Conclusion: Closing the Gap Starts with the Contract
The Salient Gap is not an inevitable feature of subcontracting. It is a result of unclear, incomplete, or unenforced contract terms. By understanding the three essential clauses—a robust indemnity provision, a mandatory insurance requirement with specific endorsements, and a comprehensive flow-down clause—prime contractors can significantly reduce their exposure to claims arising from subcontractor work. These clauses do not eliminate risk, but they transform it from an unmanaged liability into a calculated and controlled exposure.
The key takeaways are simple. First, do not assume that a standard subcontract form is adequate. Review it thoroughly and modify it to include the three essential clauses. Second, do not rely on certificates of insurance. Verify actual policy endorsements. Third, align the subcontract with the prime contract through a detailed flow-down clause. Fourth, perform a systematic audit of your subcontracts before each project.
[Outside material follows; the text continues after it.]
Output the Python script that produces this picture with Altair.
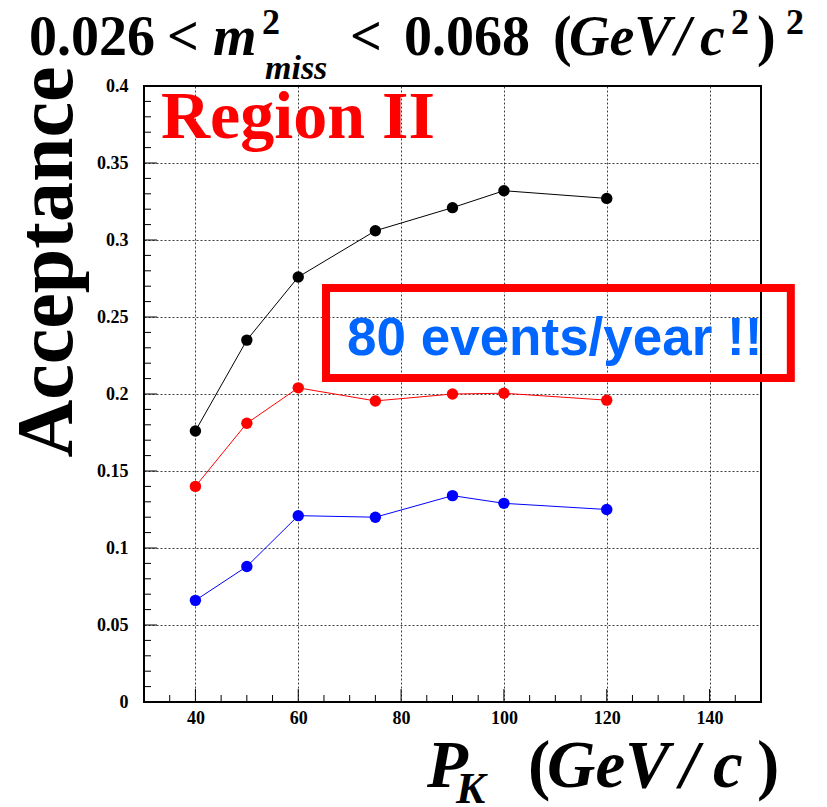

Fifth, be prepared to negotiate with subcontractors, but know your walk-away point. The cost of a dispute that you cannot pass down is far greater than the cost of a few hours of legal review.
This guide has focused on the contractual tools, but it is important to remember that contracts are only one part of risk management. Good project management, clear communication, and regular inspections are equally important. A subcontractor who understands their obligations and is held to them is less likely to create a claim in the first place. The best risk transfer is the one that never needs to be used.
We encourage readers to take action today. Pull out your current subcontract form and review it against the checklist provided in this guide. If you find gaps, address them before your next project. Your future self—and your bottom line—will thank you.